Of all the lines in the material, how many contain the word "document"? State the number alone.

# # # #

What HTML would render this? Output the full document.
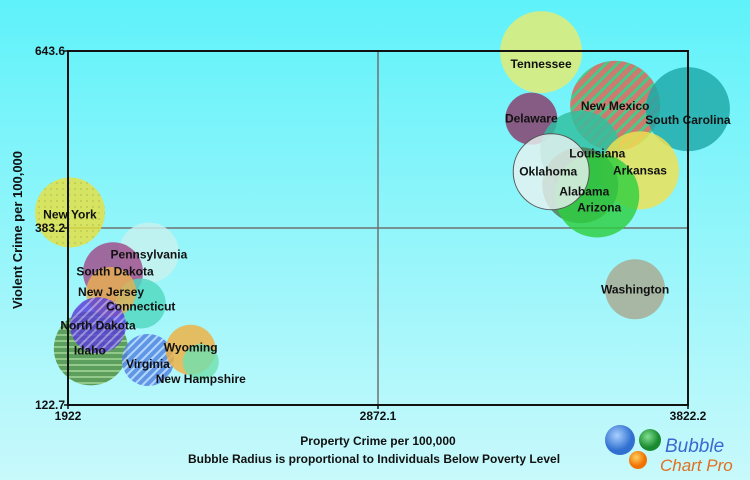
<!DOCTYPE html>
<html style="margin:0;padding:0;width:750px;height:480px;background:linear-gradient(#5ff2fa,#c8f9fb) no-repeat;background-size:750px 480px"><head><meta charset="utf-8"><style>
body{margin:0;padding:0;width:750px;height:480px;overflow:hidden;background:transparent;font-family:"Liberation Sans",sans-serif}
svg text{font-family:"Liberation Sans",sans-serif}
</style></head><body>
<svg id="chart" width="750" height="480" xmlns="http://www.w3.org/2000/svg" style="position:absolute;left:0;top:0">
<defs>
<pattern id="stripes" width="8" height="8" patternUnits="userSpaceOnUse" patternTransform="rotate(45)"><rect width="8" height="8" fill="#e06050"/><rect width="3" height="8" fill="#40c070"/></pattern>
<pattern id="hstripes" width="6" height="6" patternUnits="userSpaceOnUse"><rect width="6" height="6" fill="#4a8a3a"/><rect y="4" width="6" height="2" fill="#8ac070"/></pattern>
<pattern id="blue" width="6" height="6" patternUnits="userSpaceOnUse" patternTransform="rotate(45)"><rect width="6" height="6" fill="#5080e0"/><rect width="2" height="6" fill="#b0d0ff"/></pattern>
<pattern id="purple" width="6" height="6" patternUnits="userSpaceOnUse" patternTransform="rotate(45)"><rect width="6" height="6" fill="#5a3ad8"/><rect width="2" height="6" fill="#a090f0"/></pattern>
<pattern id="dots" width="6" height="6" patternUnits="userSpaceOnUse"><rect width="6" height="6" fill="#e6e040"/><circle cx="3" cy="3" r="1" fill="#c8c030"/></pattern>
</defs>
<g id="plot"></g>
</svg>
<script>
const states=["Tennessee","New Mexico","South Carolina","Delaware","Louisiana","Arkansas","Alabama","Arizona","Oklahoma","Washington","New York","Idaho","Pennsylvania","South Dakota","Connecticut","New Jersey","North Dakota","Virginia","Wyoming","New Hampshire"];
const propertyCrime=[3372,3599,3822,3342,3492,3675,3492,3544,3403,3660,1928,1992,2170,2060,2145,2054,2014,2167,2298,2329];
const violentCrime=[642,563,558,544,497,468,446,431,466,293,406,206,347,318,272,289,240,189,204,186];
const poverty=[41,45,42,26,40,39,38,42,38,30,35,37,30,30,25,25,28,26,25,18];
const xTicks=["1922","2872.1","3822.2"];
const yTicks=["122.7","383.2","643.6"];
const X0=1922,X1=3822.2,Y0=122.7,Y1=643.6;
const L=68,R=688,T=51,B=405;
const xs=v=>L+(v-X0)/(X1-X0)*(R-L);
const ys=v=>B-(v-Y0)/(Y1-Y0)*(B-T);
const rs=v=>v*1.0;
const fills={"Tennessee":"#e6ec70","New Mexico":"url(#stripes)","South Carolina":"#1fa8a8","Delaware":"#8a3a6a","Louisiana":"#30c0a0","Arkansas":"#f0e050","Alabama":"#4a7a50","Arizona":"#30d040","Oklahoma":"#e8f2f0","Washington":"#a8a890","New York":"url(#dots)","Idaho":"url(#hstripes)","Pennsylvania":"#c8f0ee","South Dakota":"#a04a8a","Connecticut":"#50d8c0","New Jersey":"#e8b050","North Dakota":"url(#purple)","Virginia":"url(#blue)","Wyoming":"#f0b040","New Hampshire":"#70e0b0"};
const lab={"Tennessee":[0,12],"South Carolina":[0,11],"Louisiana":[17,3],"Alabama":[4,6],"Arizona":[2,12],"New Hampshire":[0,17],"Oklahoma":[-3,0],"South Dakota":[2,-1],"Connecticut":[0,3],"Wyoming":[0,-2],"Virginia":[0,4],"Idaho":[-1,2],"New York":[0,2],"Pennsylvania":[0,2]};
const NS="http://www.w3.org/2000/svg";
const g=document.getElementById('plot');
function mk(t,a,p){const e=document.createElementNS(NS,t);for(const k in a)e.setAttribute(k,a[k]);(p||g).appendChild(e);return e;}
let e=mk('line',{x1:(L+R)/2,y1:T,x2:(L+R)/2,y2:B,stroke:'#707070','stroke-width':1.5});


e=mk('line',{x1:L,y1:(T+B)/2,x2:R,y2:(T+B)/2,stroke:'#707070','stroke-width':1.5});


const bg=mk('g',{});


states.forEach((s,i)=>{
 const c=mk('circle',{cx:xs(propertyCrime[i]),cy:ys(violentCrime[i]),r:rs(poverty[i]),fill:fills[s],'fill-opacity':0.82,stroke:s==="Oklahoma"?'#555':'none','stroke-width':1},bg);
 
 
});
e=mk('rect',{x:L,y:T,width:R-L,height:B-T,fill:'none',stroke:'#111','stroke-width':2});


states.forEach((s,i)=>{
 const o=lab[s]||[0,0];
 const t=mk('text',{x:xs(propertyCrime[i])+o[0],y:ys(violentCrime[i])+o[1]+4,'text-anchor':'middle','font-size':12,'font-weight':'bold',fill:'#111'});
 t.textContent=s;
 
 
});
xTicks.forEach((v,i)=>{
 const x=xs(+v);
 mk('line',{x1:x,y1:B,x2:x,y2:B+4,stroke:'#111','stroke-width':1.5});
 const t=mk('text',{x:x,y:B+15,'text-anchor':'middle','font-size':12,'font-weight':'bold',fill:'#111'});
 t.textContent=v;
 
 
});
yTicks.forEach((v,i)=>{
 const y=ys(+v);
 mk('line',{x1:L-4,y1:y,x2:L,y2:y,stroke:'#111','stroke-width':1.5});
 const t=mk('text',{x:L-3,y:y+4,'text-anchor':'end','font-size':12,'font-weight':'bold',fill:'#111'});
 t.textContent=v;
 
 
});
</script>
<svg style="position:absolute;left:0;top:0" width="750" height="480">
<text x="378" y="445" text-anchor="middle" font-size="12" font-weight="bold" fill="#111">Property Crime per 100,000</text>
<text x="374" y="463" text-anchor="middle" font-size="12" font-weight="bold" fill="#111">Bubble Radius is proportional to Individuals Below Poverty Level</text>
<text transform="translate(22,230) rotate(-90)" text-anchor="middle" font-size="13" font-weight="bold" fill="#111">Violent Crime per 100,000</text>
<g>
<defs>
<radialGradient id="lb" cx="40%" cy="35%"><stop offset="0" stop-color="#a8d0ff"/><stop offset="1" stop-color="#3070d0"/></radialGradient>
<radialGradient id="lg" cx="40%" cy="35%"><stop offset="0" stop-color="#80e090"/><stop offset="1" stop-color="#1a8a30"/></radialGradient>
<radialGradient id="lo" cx="40%" cy="35%"><stop offset="0" stop-color="#ffd060"/><stop offset="1" stop-color="#f07000"/></radialGradient>
</defs>
<circle cx="620" cy="440" r="15" fill="url(#lb)"/>
<circle cx="650" cy="440" r="11" fill="url(#lg)"/>
<circle cx="638" cy="460" r="9" fill="url(#lo)"/>
<text x="665" y="452" font-size="19" font-style="italic" fill="#3a6ad0">Bubble</text>
<text x="660" y="471" font-size="17" font-style="italic" fill="#e07020">Chart Pro</text>
</g>
</svg>
</body></html>
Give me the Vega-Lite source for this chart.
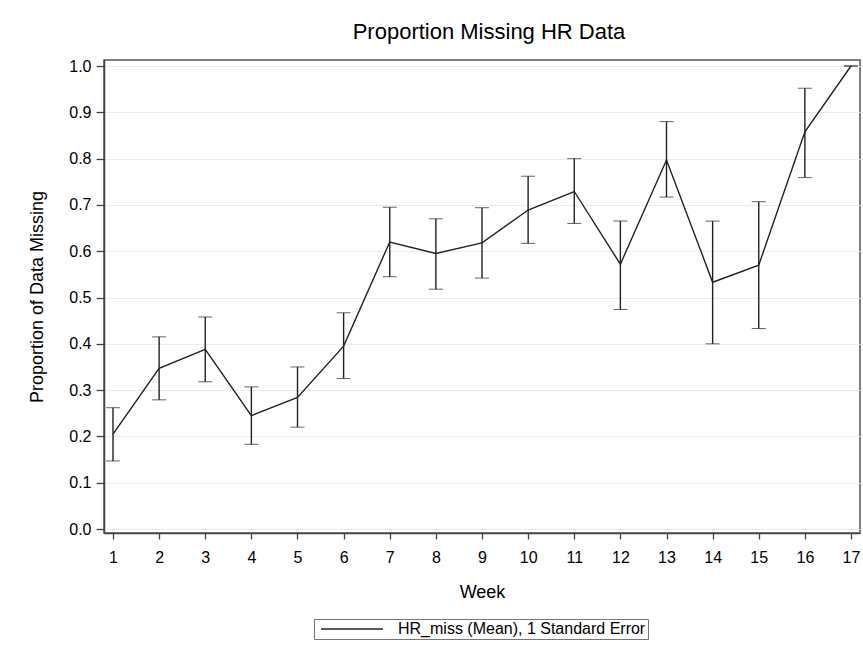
{
  "$schema": "https://vega.github.io/schema/vega-lite/v6.json",
  "autosize": {"type": "none"},
  "width": 756,
  "height": 473,
  "padding": {"left": 104, "top": 60, "right": 3, "bottom": 121},
  "background": "white",
  "title": {"text": "Proportion Missing HR Data", "font": "Liberation Sans", "fontSize": 22, "fontWeight": "normal", "color": "#000", "offset": 14, "anchor": "middle", "dx": 7},
  "config": {
    "view": {"stroke": "#555", "strokeWidth": 1.5},
    "axis": {"labelFont": "Liberation Sans", "titleFont": "Liberation Sans", "labelFontSize": 16, "titleFontSize": 18, "titleFontWeight": "normal", "labelColor": "#000", "titleColor": "#000", "domainColor": "#444", "domainWidth": 1.5, "tickColor": "#444", "tickWidth": 1.3, "gridColor": "#ececec", "gridWidth": 1.2}
  },
  "data": {"values": [
    {"week": 1, "mean": 0.205, "lower": 0.147, "upper": 0.262, "series": "HR_miss (Mean), 1 Standard Error"},
    {"week": 2, "mean": 0.347, "lower": 0.279, "upper": 0.415, "series": "HR_miss (Mean), 1 Standard Error"},
    {"week": 3, "mean": 0.388, "lower": 0.318, "upper": 0.458, "series": "HR_miss (Mean), 1 Standard Error"},
    {"week": 4, "mean": 0.245, "lower": 0.183, "upper": 0.307, "series": "HR_miss (Mean), 1 Standard Error"},
    {"week": 5, "mean": 0.284, "lower": 0.220, "upper": 0.350, "series": "HR_miss (Mean), 1 Standard Error"},
    {"week": 6, "mean": 0.395, "lower": 0.325, "upper": 0.467, "series": "HR_miss (Mean), 1 Standard Error"},
    {"week": 7, "mean": 0.620, "lower": 0.545, "upper": 0.695, "series": "HR_miss (Mean), 1 Standard Error"},
    {"week": 8, "mean": 0.595, "lower": 0.518, "upper": 0.670, "series": "HR_miss (Mean), 1 Standard Error"},
    {"week": 9, "mean": 0.618, "lower": 0.542, "upper": 0.694, "series": "HR_miss (Mean), 1 Standard Error"},
    {"week": 10, "mean": 0.689, "lower": 0.617, "upper": 0.762, "series": "HR_miss (Mean), 1 Standard Error"},
    {"week": 11, "mean": 0.729, "lower": 0.660, "upper": 0.800, "series": "HR_miss (Mean), 1 Standard Error"},
    {"week": 12, "mean": 0.572, "lower": 0.474, "upper": 0.665, "series": "HR_miss (Mean), 1 Standard Error"},
    {"week": 13, "mean": 0.797, "lower": 0.717, "upper": 0.880, "series": "HR_miss (Mean), 1 Standard Error"},
    {"week": 14, "mean": 0.533, "lower": 0.400, "upper": 0.665, "series": "HR_miss (Mean), 1 Standard Error"},
    {"week": 15, "mean": 0.570, "lower": 0.433, "upper": 0.707, "series": "HR_miss (Mean), 1 Standard Error"},
    {"week": 16, "mean": 0.858, "lower": 0.759, "upper": 0.952, "series": "HR_miss (Mean), 1 Standard Error"},
    {"week": 17, "mean": 1.0, "lower": 1.0, "upper": 1.0, "series": "HR_miss (Mean), 1 Standard Error"}
  ]},
  "encoding": {
    "x": {"field": "week", "type": "quantitative", "scale": {"domain": [0.805, 17.195], "nice": false, "zero": false},
      "axis": {"title": "Week", "values": [1,2,3,4,5,6,7,8,9,10,11,12,13,14,15,16,17], "grid": false, "tickSize": 6, "labelPadding": 10, "titlePadding": 18, "labelFlush": false}}
  },
  "layer": [
    {
      "mark": {"type": "errorbar", "ticks": {"size": 14, "color": "#222", "strokeWidth": 1.4}, "rule": {"color": "#222", "strokeWidth": 1.4}},
      "encoding": {
        "y": {"field": "lower", "type": "quantitative", "scale": {"domain": [-0.0086, 1.013], "nice": false, "zero": false},
          "axis": {"title": "Proportion of Data Missing", "values": [0,0.1,0.2,0.3,0.4,0.5,0.6,0.7,0.8,0.9,1.0], "format": ".1f", "grid": true, "tickSize": 8, "labelPadding": 5, "titlePadding": 22}},
        "y2": {"field": "upper"}
      }
    },
    {
      "mark": {"type": "line", "strokeWidth": 1.4},
      "encoding": {
        "y": {"field": "mean", "type": "quantitative"},
        "color": {"field": "series", "type": "nominal", "scale": {"range": ["#222"]},
          "legend": {"title": null, "orient": "none", "legendX": 210, "legendY": 559, "direction": "horizontal", "symbolType": "M-0.43,0H8.43", "symbolSize": 196, "symbolStrokeWidth": 1.5, "symbolStrokeColor": "#555", "labelFont": "Liberation Sans", "labelFontSize": 16, "labelColor": "#000", "labelLimit": 400, "strokeColor": "#777", "fillColor": "white", "padding": 2, "labelOffset": 66}}
      }
    }
  ]
}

# # # #

◆ SOLUTION TO THIS TASK ◆
3